Com milhares de espécies em risco de extinção, cientistas desenvolveram um plano inovador: um cofre na Lua com amostras preservadas das criaturas mais importantes e ameaçadas do planeta. A equipe internacional de especialistas destaca que as ameaças das mudanças climáticas e da perda de habitat superam nossa capacidade de proteger as espécies em seus ambientes naturais, exigindo uma ação urgente.
Um biorepositório de células preservadas e do DNA contido nelas poderia ser usado para aumentar a diversidade genética em pequenas populações de espécies criticamente ameaçadas ou para clonar e criar novos indivíduos no pior cenário de extinção.
Um repositório para salvaguardar amostras biológicas contra desastres não é uma ideia nova.
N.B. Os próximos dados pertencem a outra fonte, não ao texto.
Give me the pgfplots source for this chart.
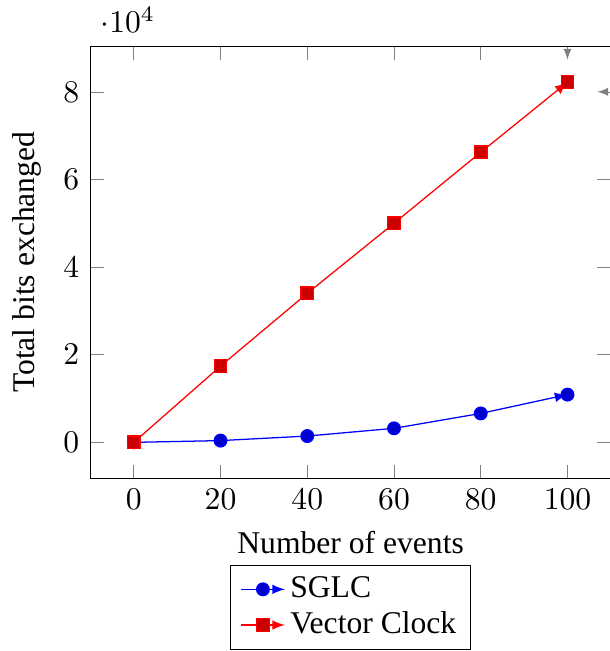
\documentclass[border=0pt]{standalone}
\usepackage{fontspec}
\setmainfont{Liberation Serif}
\usepackage{pgfplots}
\pgfplotsset{compat=1.18}
\begin{document}
\begin{tikzpicture}
\begin{axis}[
  scale only axis,
  width=164.6pt, height=136.7pt,
  xlabel={Number of events},
  ylabel={Total bits exchanged},
  xtick={0,20,40,60,80,100},
  ytick={0,20000,40000,60000,80000},
  tick style={-latex},
  every axis plot/.append style={-latex},
  legend style={at={(0.5,-0.2)}, anchor=north, legend cell align=left, nodes={inner sep=1.5pt}},
  legend image code/.code={\draw[mark repeat=2,mark phase=2,#1,-latex] plot coordinates {(0cm,0cm) (0.245cm,0cm) (0.49cm,0cm)};},
]
\addplot coordinates {(0,0) (20,400) (40,1440) (60,3200) (80,6600) (100,10900)};
\addlegendentry{SGLC}
\addplot coordinates {(0,0) (20,17400) (40,34000) (60,50000) (80,66200) (100,82200)};
\addlegendentry{Vector Clock}
\end{axis}
\pgfresetboundingbox
\path[use as bounding box] ([xshift=-28.6pt,yshift=-54.6pt]current axis.south west) rectangle ([xshift=-0.4pt,yshift=14.6pt]current axis.north east);
\end{tikzpicture}
\end{document}
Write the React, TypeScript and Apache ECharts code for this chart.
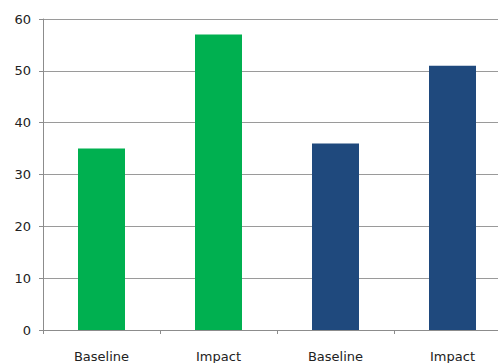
import React, { useEffect, useRef } from "react";
import * as echarts from "echarts";

const categories = ["Baseline", "Impact", "Baseline", "Impact"];
const values = [35, 57, 36, 51];
const barColors = ["#00B050", "#00B050", "#1F497D", "#1F497D"];
const yTicks = { min: 0, max: 60, interval: 10 };

export default function App() {
  const ref = useRef<HTMLDivElement>(null);

  useEffect(() => {
    if (!ref.current) return;
    const chart = echarts.init(ref.current, null, { renderer: "svg" });
    chart.setOption({
      animation: false,
      backgroundColor: "#ffffff",
      textStyle: { fontFamily: "DejaVu Sans" },
      grid: { left: 43, right: 0, top: 19, bottom: 30, containLabel: false },
      xAxis: {
        type: "category",
        data: categories,
        axisLine: { show: true, lineStyle: { color: "#8c8c8c", width: 1 } },
        axisTick: { show: true, length: 4, lineStyle: { color: "#8c8c8c" } },
        axisLabel: { color: "#222", fontSize: 13, margin: 20 },
      },
      yAxis: {
        type: "value",
        min: yTicks.min,
        max: yTicks.max,
        interval: yTicks.interval,
        axisLine: { show: true, lineStyle: { color: "#8c8c8c", width: 1 } },
        axisTick: { show: true, length: 4, lineStyle: { color: "#8c8c8c" } },
        axisLabel: { color: "#222", fontSize: 13, margin: 12 },
        splitLine: { show: true, lineStyle: { color: "#9a9a9a", width: 1 } },
      },
      series: [
        {
          type: "bar",
          barWidth: 47,
          data: values.map((v, i) => ({ value: v, itemStyle: { color: barColors[i] } })),
        },
      ],
    });
    return () => chart.dispose();
  }, []);

  // The plot runs past the right edge, so the chart is wider than its frame.
  return (
    <div
      style={{ position: "absolute", left: 0, top: 0, width: 498, height: 363, overflow: "hidden", background: "#fff" }}
    >
      <div ref={ref} style={{ width: 511, height: 363 }} />
    </div>
  );
}
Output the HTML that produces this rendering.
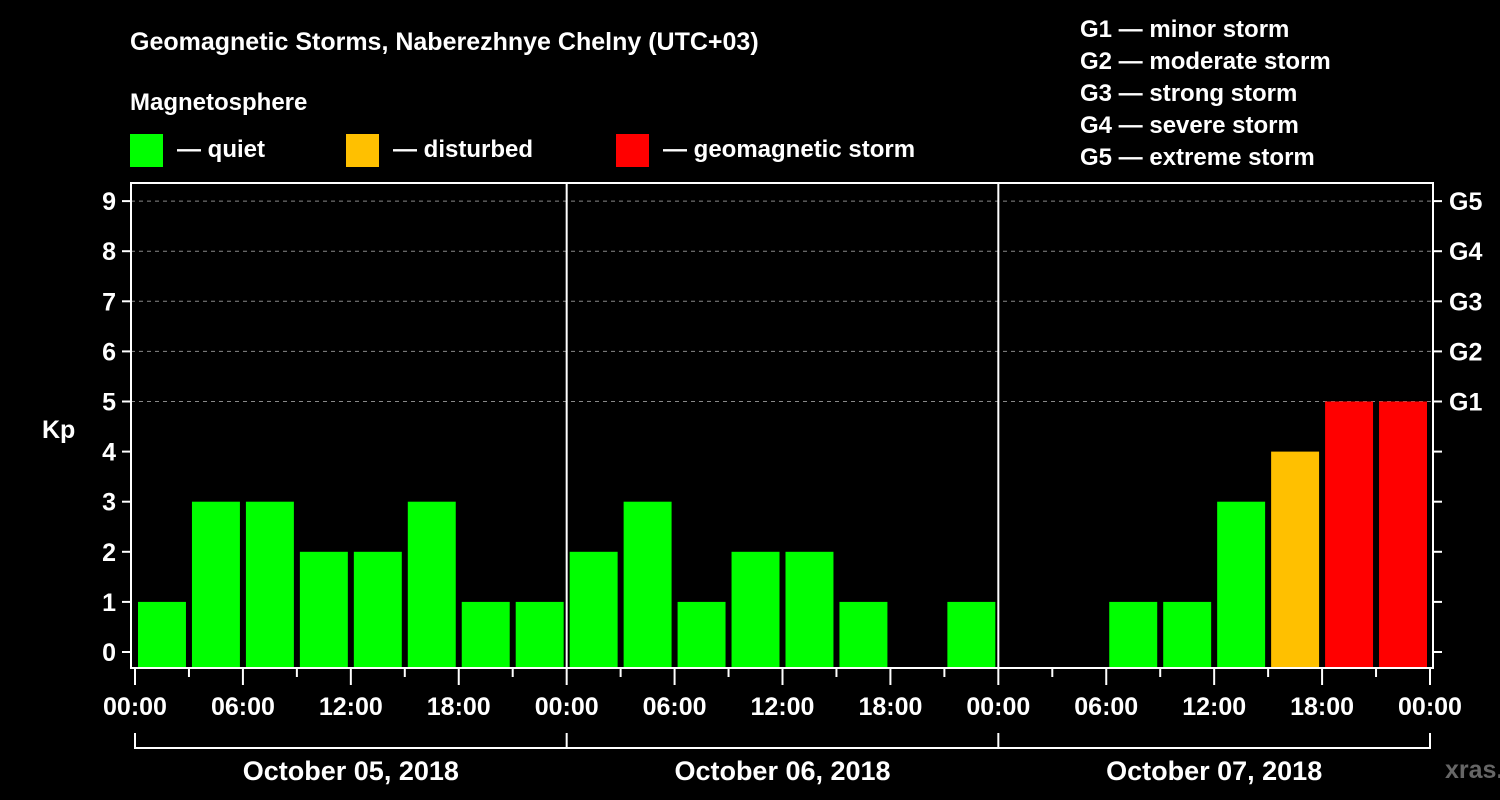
<!DOCTYPE html>
<html><head><meta charset="utf-8">
<style>
html,body{margin:0;padding:0;background:#000;}
svg{display:block;font-family:"Liberation Sans",Arial,sans-serif;font-weight:bold;}
</style></head>
<body>
<svg id="chart" width="1500" height="800" viewBox="0 0 1500 800">
<rect x="0" y="0" width="1500" height="800" fill="#000"/>
<text x="130" y="50" fill="#fff" font-size="25">Geomagnetic Storms, Naberezhnye Chelny (UTC+03)</text>
<text x="130" y="110" fill="#fff" font-size="24">Magnetosphere</text>
<g><rect x="130" y="134" width="33" height="33" fill="#00ff00"/><text x="177" y="157" fill="#fff" font-size="24">— quiet</text></g>
<g><rect x="346" y="134" width="33" height="33" fill="#ffc000"/><text x="393" y="157" fill="#fff" font-size="24">— disturbed</text></g>
<g><rect x="616" y="134" width="33" height="33" fill="#ff0000"/><text x="663" y="157" fill="#fff" font-size="24">— geomagnetic storm</text></g>
<g fill="#fff" font-size="24">
<text x="1080" y="37">G1 — minor storm</text>
<text x="1080" y="69">G2 — moderate storm</text>
<text x="1080" y="101">G3 — strong storm</text>
<text x="1080" y="133">G4 — severe storm</text>
<text x="1080" y="165">G5 — extreme storm</text>
</g>
<text x="42" y="438" fill="#fff" font-size="25">Kp</text>
<text x="1445" y="778" fill="#666" font-size="25">xras.ru</text>
<g id="plot"></g>
</svg>
<script>
const kpValues=[1,3,3,2,2,3,1,1, 2,3,1,2,2,1,0,1, 0,0,1,1,3,4,5,5];
const yTicks=[0,1,2,3,4,5,6,7,8,9];
const gLabels=["G1","G2","G3","G4","G5"];
const gLevels=[5,6,7,8,9];
const timeLabels=["00:00","06:00","12:00","18:00"];
const dayLabels=["October 05, 2018","October 06, 2018","October 07, 2018"];

const NS="http://www.w3.org/2000/svg";
const g=document.getElementById('plot');
const X0=135,X1=1430,PLOT_L=131,PLOT_R=1433,PLOT_T=183,PLOT_B=668;
const nSlots=kpValues.length;
const slotW=(X1-X0)/nSlots;
const yOf=v=>652-v*50.1;
const xOf=i=>X0+i*slotW;
function mk(tag,attrs){const e=document.createElementNS(NS,tag);for(const k in attrs)e.setAttribute(k,attrs[k]);g.appendChild(e);return e;}

// gridlines
gLevels.forEach(v=>{
  const l=mk('line',{x1:PLOT_L,x2:PLOT_R,y1:yOf(v),y2:yOf(v),stroke:'#888','stroke-dasharray':'4,4','stroke-width':1});
  
  
});
// bars
kpValues.forEach((v,i)=>{
  if(v<=0)return;
  const c=v>=5?'#ff0000':(v>=4?'#ffc000':'#00ff00');
  const r=mk('rect',{x:xOf(i)+3,y:yOf(v),width:slotW-6,height:PLOT_B-yOf(v),fill:c});
  
  
});
// day separators
for(let d=1;d<dayLabels.length;d++){
  const x=xOf(d*8);
  const l=mk('line',{x1:x,x2:x,y1:PLOT_T,y2:PLOT_B,stroke:'#fff','stroke-width':2});
  
  
}
// frame
const fr=mk('rect',{x:PLOT_L,y:PLOT_T,width:PLOT_R-PLOT_L,height:PLOT_B-PLOT_T,fill:'none',stroke:'#fff','stroke-width':2});


// y ticks
yTicks.forEach(v=>{
  const y=yOf(v);
  mk('line',{x1:122,x2:PLOT_L,y1:y,y2:y,stroke:'#fff','stroke-width':2});
  mk('line',{x1:PLOT_R,x2:1442,y1:y,y2:y,stroke:'#fff','stroke-width':2});
  const t=mk('text',{x:116,y:y+9,fill:'#fff','font-size':25,'text-anchor':'end'});
  t.textContent=v;
  
  
});
gLevels.forEach((v,i)=>{
  const t=mk('text',{x:1449,y:yOf(v)+9,fill:'#fff','font-size':25});
  t.textContent=gLabels[i];
  
  
});
// x ticks
for(let i=0;i<=nSlots;i++){
  const x=xOf(i),major=i%2===0;
  mk('line',{x1:x,x2:x,y1:PLOT_B,y2:major?685:677,stroke:'#fff','stroke-width':2});
  if(major){
    const t=mk('text',{x:x,y:715,fill:'#fff','font-size':25,'text-anchor':'middle'});
    t.textContent=timeLabels[(i/2)%4];
    
    
  }
}
// day brackets
mk('line',{x1:X0,x2:X1,y1:748,y2:748,stroke:'#fff','stroke-width':2});
for(let d=0;d<=dayLabels.length;d++){const x=xOf(d*8);mk('line',{x1:x,x2:x,y1:733,y2:749,stroke:'#fff','stroke-width':2});}
dayLabels.forEach((s,d)=>{
  const t=mk('text',{x:xOf(d*8+4),y:780,fill:'#fff','font-size':27,'text-anchor':'middle'});
  t.textContent=s;
  
  
});
</script>
</body></html>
O cofre global de sementes de Svalbard, localizado em uma ilha remota no Círculo Polar Ártico, oferece armazenamento congelado de sementes para garantir que importantes culturas alimentares possam ser reestabelecidas se forem exterminadas por doenças ou secas. No entanto, recentes inundações resultantes de temperaturas altas provaram que nem mesmo Svalbard está seguro dos efeitos das mudanças climáticas.
A Dra. Mary Hagedorn, do instituto de biologia da conservação do zoológico nacional Smithsonian, autora principal da proposta, destacou que a guerra também representa uma ameaça aos biorepositórios na Terra, citando a destruição do banco de sementes da Ucrânia em 2022. A ideia de um biorepositório lunar parece ainda mais segura, pois estaria além do alcance das mudanças climáticas, eventos geopolíticos ou outros desastres terrestres.
O ambiente naturalmente frio da Lua significa que as amostras permaneceriam congeladas o ano todo, sem necessidade de intervenção humana ou fonte de energia. Aproveitando crateras profundas perto das regiões polares, que nunca são expostas à luz solar, a Lua é um dos poucos lugares que podem fornecer a temperatura ultrabaixa de -196°C necessária para preservar as amostras de maneira adequada para futuras clonagens.
Segundo a Dra. Beth Shapiro, professora de ecologia e biologia evolutiva na UC Santa Cruz, para a clonagem ser uma opção, é necessário que as células estejam vivas. Ela explicou que não é possível clonar um mamute-lanoso a partir de fragmentos de DNA, mas a desextinção é possível se amostras de tecido forem coletadas e armazenadas de maneira a garantir que as células permaneçam vivas.
O estabelecimento de um biorepositório lunar envolve muitos desafios, mas a biologia não é o principal. A equipe de Hagedorn já usou a criopreservação – uma técnica onde as células são armazenadas em temperaturas tão baixas que toda atividade biológica para – para preservar com sucesso células vivas do peixe gobi estrelado, que não está em perigo, mas desempenha um papel essencial na manutenção da saúde dos ecossistemas de recifes de coral.
Além das espécies em risco iminente de extinção, o repositório proposto priorizaria espécies com funções importantes em seus ambientes e cadeias alimentares. Através de uma seleção cuidadosa, essas espécies poderiam ser usadas para reestabelecer uma população extinta na Terra ou até mesmo terraformar outro planeta.
Hagedorn acredita que a proposta do biorepositório lunar se concretizará, embora talvez não em nossa vida: “Sabemos como fazer isso e podemos fazer isso e faremos isso, mas pode levar décadas para finalmente ser realizado”, disse ela.
Dado os custos e desafios envolvidos, críticos podem sugerir que os esforços devem se concentrar na preservação das espécies antes que elas se tornem extintas. Hagedorn, no entanto, disse que ambas as estratégias são necessárias para garantir a conservação do maior número possível de espécies. “Quando pensamos linearmente, e não em paralelo, nos metemos em problemas. Se você diz: vou fazer assim, e não funciona, qual é o plano B?”, afirmou ela.
Os próximos passos cruciais serão desenvolver embalagens para as amostras criopreservadas que possam suportar as condições do espaço e resolver a logística de transportar as amostras para a Lua.
Imaginando um futuro próximo onde a exploração dos recursos lunares signifique viagens espaciais mais frequentes, Hagedorn sugeriu que a entrega de pequenos pacotes contendo milhares de amostras criopreservadas poderia ser adicionada às viagens lunares existentes.